SECURITIES AND EXCHANGE COMMISSION

Litigation Release No. 17161 / September 28, 2001

SEC V. GEORGE F. BRANDT, United States District Court for the Northern District of California Civil Action No. C 01-02518 (JL)

SEC CHARGES INSIDER TRADING IN ACQUISITION OF CLARIFY, INC. BY NORTEL NETWORKS

On July 2, 2001, the Securities and Exchange Commission ("Commission") filed an insider trading case alleging that the spouse of a San Francisco public relations executive obtained nonpublic information about the acquisition of Clarify, Inc. by Nortel Networks Corporation. The Commission alleged that George F. Brandt of San Francisco used the information he had gotten from his wife to buy Clarify stock before the information became public.

In the complaint, filed in the United States District Court for the Northern District of California, the Commission alleged that Brandt's spouse was an executive of a San Francisco public relations agency specializing in the representation of high technology companies. Clarify had asked her firm to assist in coordinating media contacts in preparation for the acquisition announcement. She told Brandt about the acquisition in confidence and Brandt used the confidential information to buy Clarify stock.

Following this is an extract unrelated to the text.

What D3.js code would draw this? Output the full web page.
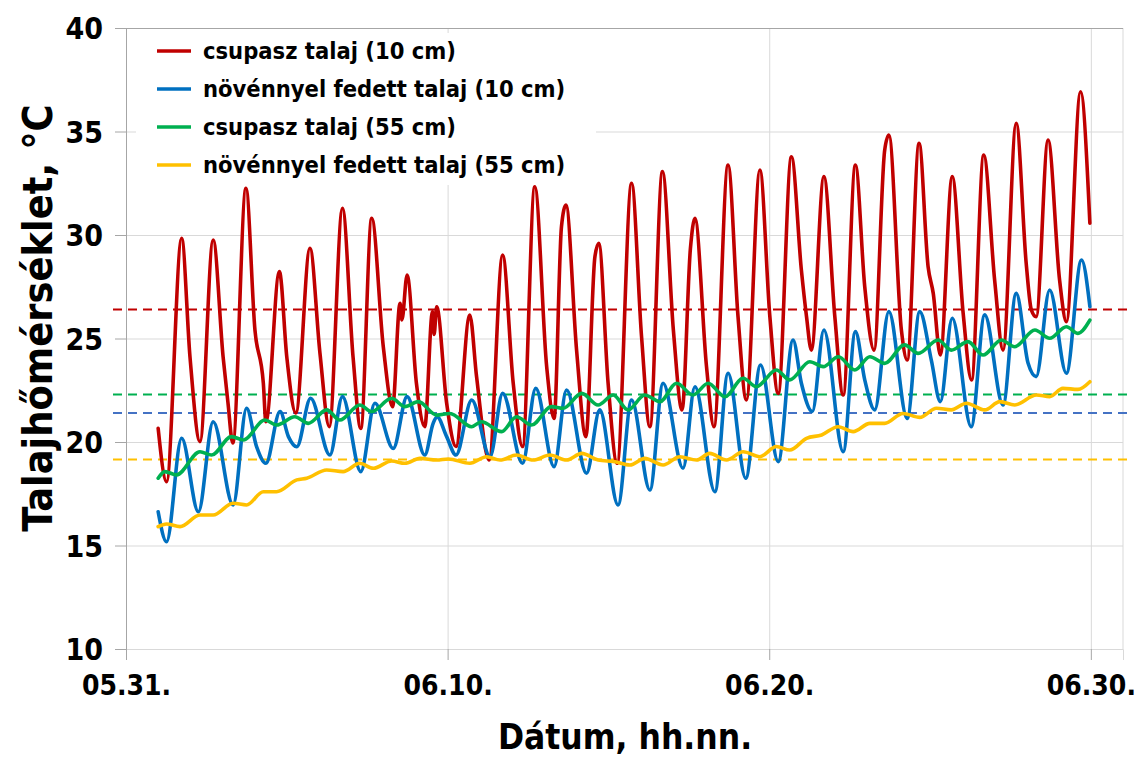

Without admitting or denying the Commission's allegations, Brandt consented to a permanent injunction prohibiting future violations of Section 10(b) of the Securities Exchange Act of 1934 and Rule 10b-5 thereunder. Brandt also agreed to pay a total of $29,419.41, including $14,246.26 in disgorgement of profits, prejudgment interest of $926.89, and a civil penalty of $14,246.26.

The Commission acknowledges the assistance of NASD Regulation, Inc., in this matter.